PROBLEM: Can you transcribe every line exactly and leave the pictures behind?

RECORDED DATA:
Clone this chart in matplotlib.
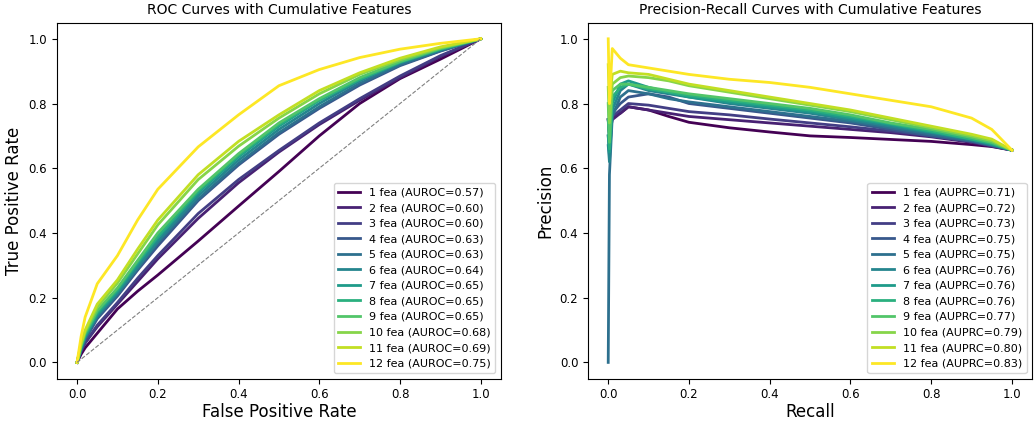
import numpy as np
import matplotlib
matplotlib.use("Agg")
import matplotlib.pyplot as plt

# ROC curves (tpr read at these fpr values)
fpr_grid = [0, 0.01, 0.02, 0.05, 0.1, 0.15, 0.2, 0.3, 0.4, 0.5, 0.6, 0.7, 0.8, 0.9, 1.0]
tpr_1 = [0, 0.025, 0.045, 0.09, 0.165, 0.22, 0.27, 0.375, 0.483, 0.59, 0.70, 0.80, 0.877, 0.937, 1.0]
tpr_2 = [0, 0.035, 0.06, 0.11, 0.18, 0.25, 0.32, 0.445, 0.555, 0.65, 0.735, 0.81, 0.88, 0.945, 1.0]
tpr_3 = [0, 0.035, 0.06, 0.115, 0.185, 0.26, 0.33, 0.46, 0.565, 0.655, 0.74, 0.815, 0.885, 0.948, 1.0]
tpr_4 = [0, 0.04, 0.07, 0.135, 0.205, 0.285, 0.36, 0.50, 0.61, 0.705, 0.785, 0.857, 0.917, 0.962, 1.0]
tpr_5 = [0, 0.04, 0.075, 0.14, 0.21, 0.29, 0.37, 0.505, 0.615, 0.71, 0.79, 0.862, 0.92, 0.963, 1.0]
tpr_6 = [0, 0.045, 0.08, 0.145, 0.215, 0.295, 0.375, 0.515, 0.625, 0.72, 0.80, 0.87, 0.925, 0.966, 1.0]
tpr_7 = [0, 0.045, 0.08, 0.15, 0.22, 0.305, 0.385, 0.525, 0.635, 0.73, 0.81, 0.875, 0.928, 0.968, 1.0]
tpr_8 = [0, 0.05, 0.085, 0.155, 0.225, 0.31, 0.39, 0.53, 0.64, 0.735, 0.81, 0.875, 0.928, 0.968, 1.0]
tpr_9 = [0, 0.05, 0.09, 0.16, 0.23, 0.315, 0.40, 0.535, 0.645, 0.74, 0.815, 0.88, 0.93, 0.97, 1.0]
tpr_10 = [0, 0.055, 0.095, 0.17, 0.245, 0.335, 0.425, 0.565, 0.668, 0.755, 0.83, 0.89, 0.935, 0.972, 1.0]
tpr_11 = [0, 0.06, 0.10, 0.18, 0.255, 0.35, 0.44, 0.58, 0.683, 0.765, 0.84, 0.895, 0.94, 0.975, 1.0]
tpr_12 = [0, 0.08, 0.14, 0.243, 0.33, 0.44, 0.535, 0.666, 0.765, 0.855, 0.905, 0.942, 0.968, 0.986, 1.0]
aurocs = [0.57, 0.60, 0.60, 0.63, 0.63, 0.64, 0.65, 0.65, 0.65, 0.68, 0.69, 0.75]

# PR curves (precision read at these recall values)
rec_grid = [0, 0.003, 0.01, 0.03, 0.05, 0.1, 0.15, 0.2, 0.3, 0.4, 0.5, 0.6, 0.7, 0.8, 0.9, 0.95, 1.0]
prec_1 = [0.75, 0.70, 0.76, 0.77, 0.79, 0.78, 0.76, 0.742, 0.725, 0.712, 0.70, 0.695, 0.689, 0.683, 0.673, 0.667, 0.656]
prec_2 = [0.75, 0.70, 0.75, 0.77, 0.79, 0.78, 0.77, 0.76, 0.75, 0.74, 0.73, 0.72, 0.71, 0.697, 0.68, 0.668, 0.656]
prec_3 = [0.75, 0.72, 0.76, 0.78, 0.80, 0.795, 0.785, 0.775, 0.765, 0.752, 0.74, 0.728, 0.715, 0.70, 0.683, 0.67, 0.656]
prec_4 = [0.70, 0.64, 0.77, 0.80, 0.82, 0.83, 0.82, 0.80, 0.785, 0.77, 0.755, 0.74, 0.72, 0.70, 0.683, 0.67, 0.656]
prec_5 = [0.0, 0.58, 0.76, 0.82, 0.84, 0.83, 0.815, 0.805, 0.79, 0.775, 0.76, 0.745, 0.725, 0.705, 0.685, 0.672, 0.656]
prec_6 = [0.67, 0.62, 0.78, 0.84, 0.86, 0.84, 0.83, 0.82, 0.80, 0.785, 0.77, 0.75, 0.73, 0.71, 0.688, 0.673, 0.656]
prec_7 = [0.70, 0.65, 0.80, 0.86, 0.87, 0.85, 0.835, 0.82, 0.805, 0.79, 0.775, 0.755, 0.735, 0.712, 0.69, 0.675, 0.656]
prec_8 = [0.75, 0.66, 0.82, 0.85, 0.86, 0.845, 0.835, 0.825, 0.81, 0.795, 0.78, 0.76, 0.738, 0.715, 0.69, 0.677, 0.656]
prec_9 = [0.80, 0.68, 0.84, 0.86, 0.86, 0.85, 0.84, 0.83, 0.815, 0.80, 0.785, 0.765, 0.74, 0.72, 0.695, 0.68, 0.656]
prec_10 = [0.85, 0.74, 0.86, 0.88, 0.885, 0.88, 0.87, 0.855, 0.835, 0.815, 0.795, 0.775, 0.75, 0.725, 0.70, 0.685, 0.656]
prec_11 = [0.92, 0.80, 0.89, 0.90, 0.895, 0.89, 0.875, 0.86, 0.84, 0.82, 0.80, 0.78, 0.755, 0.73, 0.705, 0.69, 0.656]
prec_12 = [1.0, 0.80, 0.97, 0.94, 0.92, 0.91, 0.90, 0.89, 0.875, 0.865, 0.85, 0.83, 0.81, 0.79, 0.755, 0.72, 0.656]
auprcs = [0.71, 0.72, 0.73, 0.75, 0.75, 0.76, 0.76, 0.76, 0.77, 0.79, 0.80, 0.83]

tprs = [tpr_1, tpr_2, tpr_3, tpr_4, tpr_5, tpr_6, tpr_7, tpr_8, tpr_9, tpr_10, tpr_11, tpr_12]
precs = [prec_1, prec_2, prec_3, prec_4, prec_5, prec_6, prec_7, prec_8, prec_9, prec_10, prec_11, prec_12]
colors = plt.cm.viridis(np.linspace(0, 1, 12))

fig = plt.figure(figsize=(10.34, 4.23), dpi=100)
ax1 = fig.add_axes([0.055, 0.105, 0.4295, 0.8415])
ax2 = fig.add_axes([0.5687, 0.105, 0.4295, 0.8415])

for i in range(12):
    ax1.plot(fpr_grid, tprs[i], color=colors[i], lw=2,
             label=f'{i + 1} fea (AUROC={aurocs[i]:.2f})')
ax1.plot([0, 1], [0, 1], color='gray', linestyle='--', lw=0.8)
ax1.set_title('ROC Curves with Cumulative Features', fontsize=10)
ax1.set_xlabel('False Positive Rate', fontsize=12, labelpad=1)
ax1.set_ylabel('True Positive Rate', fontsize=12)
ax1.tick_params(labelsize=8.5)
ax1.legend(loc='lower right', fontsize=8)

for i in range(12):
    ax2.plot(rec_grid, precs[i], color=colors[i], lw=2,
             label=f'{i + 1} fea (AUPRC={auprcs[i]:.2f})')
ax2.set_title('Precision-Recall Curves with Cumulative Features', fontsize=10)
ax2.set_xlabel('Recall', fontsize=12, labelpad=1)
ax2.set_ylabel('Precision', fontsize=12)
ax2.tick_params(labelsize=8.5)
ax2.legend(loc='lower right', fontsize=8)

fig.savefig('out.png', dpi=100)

SOLUTION FOR THIS TASK:
Clone this chart in matplotlib.
import numpy as np
import matplotlib
matplotlib.use("Agg")
import matplotlib.pyplot as plt

# ROC curves (tpr read at these fpr values)
fpr_grid = [0, 0.01, 0.02, 0.05, 0.1, 0.15, 0.2, 0.3, 0.4, 0.5, 0.6, 0.7, 0.8, 0.9, 1.0]
tpr_1 = [0, 0.025, 0.045, 0.09, 0.165, 0.22, 0.27, 0.375, 0.483, 0.59, 0.70, 0.80, 0.877, 0.937, 1.0]
tpr_2 = [0, 0.035, 0.06, 0.11, 0.18, 0.25, 0.32, 0.445, 0.555, 0.65, 0.735, 0.81, 0.88, 0.945, 1.0]
tpr_3 = [0, 0.035, 0.06, 0.115, 0.185, 0.26, 0.33, 0.46, 0.565, 0.655, 0.74, 0.815, 0.885, 0.948, 1.0]
tpr_4 = [0, 0.04, 0.07, 0.135, 0.205, 0.285, 0.36, 0.50, 0.61, 0.705, 0.785, 0.857, 0.917, 0.962, 1.0]
tpr_5 = [0, 0.04, 0.075, 0.14, 0.21, 0.29, 0.37, 0.505, 0.615, 0.71, 0.79, 0.862, 0.92, 0.963, 1.0]
tpr_6 = [0, 0.045, 0.08, 0.145, 0.215, 0.295, 0.375, 0.515, 0.625, 0.72, 0.80, 0.87, 0.925, 0.966, 1.0]
tpr_7 = [0, 0.045, 0.08, 0.15, 0.22, 0.305, 0.385, 0.525, 0.635, 0.73, 0.81, 0.875, 0.928, 0.968, 1.0]
tpr_8 = [0, 0.05, 0.085, 0.155, 0.225, 0.31, 0.39, 0.53, 0.64, 0.735, 0.81, 0.875, 0.928, 0.968, 1.0]
tpr_9 = [0, 0.05, 0.09, 0.16, 0.23, 0.315, 0.40, 0.535, 0.645, 0.74, 0.815, 0.88, 0.93, 0.97, 1.0]
tpr_10 = [0, 0.055, 0.095, 0.17, 0.245, 0.335, 0.425, 0.565, 0.668, 0.755, 0.83, 0.89, 0.935, 0.972, 1.0]
tpr_11 = [0, 0.06, 0.10, 0.18, 0.255, 0.35, 0.44, 0.58, 0.683, 0.765, 0.84, 0.895, 0.94, 0.975, 1.0]
tpr_12 = [0, 0.08, 0.14, 0.243, 0.33, 0.44, 0.535, 0.666, 0.765, 0.855, 0.905, 0.942, 0.968, 0.986, 1.0]
aurocs = [0.57, 0.60, 0.60, 0.63, 0.63, 0.64, 0.65, 0.65, 0.65, 0.68, 0.69, 0.75]

# PR curves (precision read at these recall values)
rec_grid = [0, 0.003, 0.01, 0.03, 0.05, 0.1, 0.15, 0.2, 0.3, 0.4, 0.5, 0.6, 0.7, 0.8, 0.9, 0.95, 1.0]
prec_1 = [0.75, 0.70, 0.76, 0.77, 0.79, 0.78, 0.76, 0.742, 0.725, 0.712, 0.70, 0.695, 0.689, 0.683, 0.673, 0.667, 0.656]
prec_2 = [0.75, 0.70, 0.75, 0.77, 0.79, 0.78, 0.77, 0.76, 0.75, 0.74, 0.73, 0.72, 0.71, 0.697, 0.68, 0.668, 0.656]
prec_3 = [0.75, 0.72, 0.76, 0.78, 0.80, 0.795, 0.785, 0.775, 0.765, 0.752, 0.74, 0.728, 0.715, 0.70, 0.683, 0.67, 0.656]
prec_4 = [0.70, 0.64, 0.77, 0.80, 0.82, 0.83, 0.82, 0.80, 0.785, 0.77, 0.755, 0.74, 0.72, 0.70, 0.683, 0.67, 0.656]
prec_5 = [0.0, 0.58, 0.76, 0.82, 0.84, 0.83, 0.815, 0.805, 0.79, 0.775, 0.76, 0.745, 0.725, 0.705, 0.685, 0.672, 0.656]
prec_6 = [0.67, 0.62, 0.78, 0.84, 0.86, 0.84, 0.83, 0.82, 0.80, 0.785, 0.77, 0.75, 0.73, 0.71, 0.688, 0.673, 0.656]
prec_7 = [0.70, 0.65, 0.80, 0.86, 0.87, 0.85, 0.835, 0.82, 0.805, 0.79, 0.775, 0.755, 0.735, 0.712, 0.69, 0.675, 0.656]
prec_8 = [0.75, 0.66, 0.82, 0.85, 0.86, 0.845, 0.835, 0.825, 0.81, 0.795, 0.78, 0.76, 0.738, 0.715, 0.69, 0.677, 0.656]
prec_9 = [0.80, 0.68, 0.84, 0.86, 0.86, 0.85, 0.84, 0.83, 0.815, 0.80, 0.785, 0.765, 0.74, 0.72, 0.695, 0.68, 0.656]
prec_10 = [0.85, 0.74, 0.86, 0.88, 0.885, 0.88, 0.87, 0.855, 0.835, 0.815, 0.795, 0.775, 0.75, 0.725, 0.70, 0.685, 0.656]
prec_11 = [0.92, 0.80, 0.89, 0.90, 0.895, 0.89, 0.875, 0.86, 0.84, 0.82, 0.80, 0.78, 0.755, 0.73, 0.705, 0.69, 0.656]
prec_12 = [1.0, 0.80, 0.97, 0.94, 0.92, 0.91, 0.90, 0.89, 0.875, 0.865, 0.85, 0.83, 0.81, 0.79, 0.755, 0.72, 0.656]
auprcs = [0.71, 0.72, 0.73, 0.75, 0.75, 0.76, 0.76, 0.76, 0.77, 0.79, 0.80, 0.83]

tprs = [tpr_1, tpr_2, tpr_3, tpr_4, tpr_5, tpr_6, tpr_7, tpr_8, tpr_9, tpr_10, tpr_11, tpr_12]
precs = [prec_1, prec_2, prec_3, prec_4, prec_5, prec_6, prec_7, prec_8, prec_9, prec_10, prec_11, prec_12]
colors = plt.cm.viridis(np.linspace(0, 1, 12))

fig = plt.figure(figsize=(10.34, 4.23), dpi=100)
ax1 = fig.add_axes([0.055, 0.105, 0.4295, 0.8415])
ax2 = fig.add_axes([0.5687, 0.105, 0.4295, 0.8415])

for i in range(12):
    ax1.plot(fpr_grid, tprs[i], color=colors[i], lw=2,
             label=f'{i + 1} fea (AUROC={aurocs[i]:.2f})')
ax1.plot([0, 1], [0, 1], color='gray', linestyle='--', lw=0.8)
ax1.set_title('ROC Curves with Cumulative Features', fontsize=10)
ax1.set_xlabel('False Positive Rate', fontsize=12, labelpad=1)
ax1.set_ylabel('True Positive Rate', fontsize=12)
ax1.tick_params(labelsize=8.5)
ax1.legend(loc='lower right', fontsize=8)

for i in range(12):
    ax2.plot(rec_grid, precs[i], color=colors[i], lw=2,
             label=f'{i + 1} fea (AUPRC={auprcs[i]:.2f})')
ax2.set_title('Precision-Recall Curves with Cumulative Features', fontsize=10)
ax2.set_xlabel('Recall', fontsize=12, labelpad=1)
ax2.set_ylabel('Precision', fontsize=12)
ax2.tick_params(labelsize=8.5)
ax2.legend(loc='lower right', fontsize=8)

fig.savefig('out.png', dpi=100)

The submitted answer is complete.